## Start Information supplied

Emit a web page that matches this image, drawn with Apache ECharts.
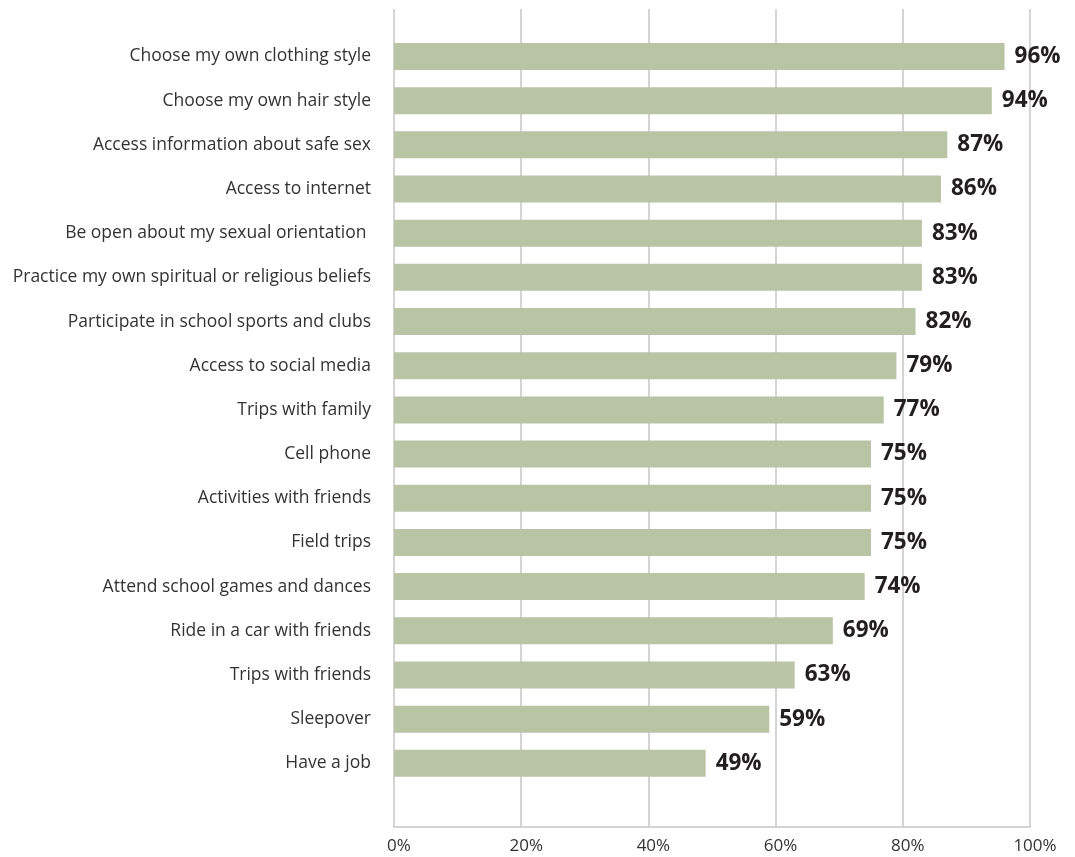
<!DOCTYPE html>
<html>
<head>
<meta charset="utf-8">
<script src="https://cdn.jsdelivr.net/npm/echarts@6/dist/echarts.min.js"></script>
<style>
  html, body { margin: 0; padding: 0; background: #ffffff; }
  #chart { width: 1075px; height: 857px; }
</style>
</head>
<body>
<div id="chart"></div>
<script>
// Activities and shares of respondents, top to bottom
const categories = [
  'Choose my own clothing style',
  'Choose my own hair style',
  'Access information about safe sex',
  'Access to internet',
  'Be open about my sexual orientation ',
  'Practice my own spiritual or religious beliefs',
  'Participate in school sports and clubs',
  'Access to social media',
  'Trips with family',
  'Cell phone',
  'Activities with friends',
  'Field trips',
  'Attend school games and dances',
  'Ride in a car with friends',
  'Trips with friends',
  'Sleepover',
  'Have a job'
];
const values = [96, 94, 87, 86, 83, 83, 82, 79, 77, 75, 75, 75, 74, 69, 63, 59, 49];
const axisMin = 0;
const axisMax = 100;
const axisStep = 20;

const FONT = '"Open Sans", "Liberation Sans", sans-serif';
const chart = echarts.init(document.getElementById('chart'), null, { renderer: 'canvas' });

chart.setOption({
  animation: false,
  backgroundColor: '#ffffff',
  grid: [
    // frame with the percentage gridlines
    { left: 394, right: 45, top: 9, bottom: 30, containLabel: false },
    // band area holding the bars
    { left: 394, right: 45, top: 34.4, bottom: 71.6, containLabel: false }
  ],
  xAxis: [
    {
      gridIndex: 0,
      type: 'value',
      min: axisMin,
      max: axisMax,
      interval: axisStep,
      axisLine: { show: true, lineStyle: { color: '#c6c6c6', width: 1.5 } },
      axisTick: { show: false },
      splitLine: { show: true, lineStyle: { color: '#c6c6c6', width: 1.5 } },
      axisLabel: {
        formatter: '{value}%',
        color: '#333333',
        fontFamily: FONT,
        fontSize: 17,
        margin: 11,
        padding: [0, 0, 0, 10]
      }
    },
    {
      gridIndex: 1,
      type: 'value',
      min: axisMin,
      max: axisMax,
      show: false
    }
  ],
  yAxis: [
    {
      gridIndex: 0,
      type: 'value',
      show: false
    },
    {
      gridIndex: 1,
      type: 'category',
      inverse: true,
      data: categories,
      axisLine: { show: false },
      axisTick: { show: false },
      splitLine: { show: false },
      axisLabel: {
        color: '#333333',
        fontFamily: FONT,
        fontSize: 17.5,
        margin: 23,
        verticalAlign: 'middle',
        padding: [0, 0, 8, 0]
      }
    }
  ],
  series: [
    {
      type: 'bar',
      xAxisIndex: 1,
      yAxisIndex: 1,
      data: values,
      barWidth: 27,
      itemStyle: { color: '#b8c4a4' },
      label: {
        show: true,
        position: 'right',
        distance: 10,
        formatter: '{c}%',
        color: '#231f20',
        fontFamily: FONT,
        fontWeight: 'bold',
        fontSize: 22.5
      }
    }
  ]
});
</script>
</body>
</html>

## End Information supplied

§ Task objective:
Send back the data above word for word, with the pictures left out.

§ Response to this task:
Emit a web page that matches this image, drawn with Apache ECharts.
<!DOCTYPE html>
<html>
<head>
<meta charset="utf-8">
<script src="https://cdn.jsdelivr.net/npm/echarts@6/dist/echarts.min.js"></script>
<style>
  html, body { margin: 0; padding: 0; background: #ffffff; }
  #chart { width: 1075px; height: 857px; }
</style>
</head>
<body>
<div id="chart"></div>
<script>
// Activities and shares of respondents, top to bottom
const categories = [
  'Choose my own clothing style',
  'Choose my own hair style',
  'Access information about safe sex',
  'Access to internet',
  'Be open about my sexual orientation ',
  'Practice my own spiritual or religious beliefs',
  'Participate in school sports and clubs',
  'Access to social media',
  'Trips with family',
  'Cell phone',
  'Activities with friends',
  'Field trips',
  'Attend school games and dances',
  'Ride in a car with friends',
  'Trips with friends',
  'Sleepover',
  'Have a job'
];
const values = [96, 94, 87, 86, 83, 83, 82, 79, 77, 75, 75, 75, 74, 69, 63, 59, 49];
const axisMin = 0;
const axisMax = 100;
const axisStep = 20;

const FONT = '"Open Sans", "Liberation Sans", sans-serif';
const chart = echarts.init(document.getElementById('chart'), null, { renderer: 'canvas' });

chart.setOption({
  animation: false,
  backgroundColor: '#ffffff',
  grid: [
    // frame with the percentage gridlines
    { left: 394, right: 45, top: 9, bottom: 30, containLabel: false },
    // band area holding the bars
    { left: 394, right: 45, top: 34.4, bottom: 71.6, containLabel: false }
  ],
  xAxis: [
    {
      gridIndex: 0,
      type: 'value',
      min: axisMin,
      max: axisMax,
      interval: axisStep,
      axisLine: { show: true, lineStyle: { color: '#c6c6c6', width: 1.5 } },
      axisTick: { show: false },
      splitLine: { show: true, lineStyle: { color: '#c6c6c6', width: 1.5 } },
      axisLabel: {
        formatter: '{value}%',
        color: '#333333',
        fontFamily: FONT,
        fontSize: 17,
        margin: 11,
        padding: [0, 0, 0, 10]
      }
    },
    {
      gridIndex: 1,
      type: 'value',
      min: axisMin,
      max: axisMax,
      show: false
    }
  ],
  yAxis: [
    {
      gridIndex: 0,
      type: 'value',
      show: false
    },
    {
      gridIndex: 1,
      type: 'category',
      inverse: true,
      data: categories,
      axisLine: { show: false },
      axisTick: { show: false },
      splitLine: { show: false },
      axisLabel: {
        color: '#333333',
        fontFamily: FONT,
        fontSize: 17.5,
        margin: 23,
        verticalAlign: 'middle',
        padding: [0, 0, 8, 0]
      }
    }
  ],
  series: [
    {
      type: 'bar',
      xAxisIndex: 1,
      yAxisIndex: 1,
      data: values,
      barWidth: 27,
      itemStyle: { color: '#b8c4a4' },
      label: {
        show: true,
        position: 'right',
        distance: 10,
        formatter: '{c}%',
        color: '#231f20',
        fontFamily: FONT,
        fontWeight: 'bold',
        fontSize: 22.5
      }
    }
  ]
});
</script>
</body>
</html>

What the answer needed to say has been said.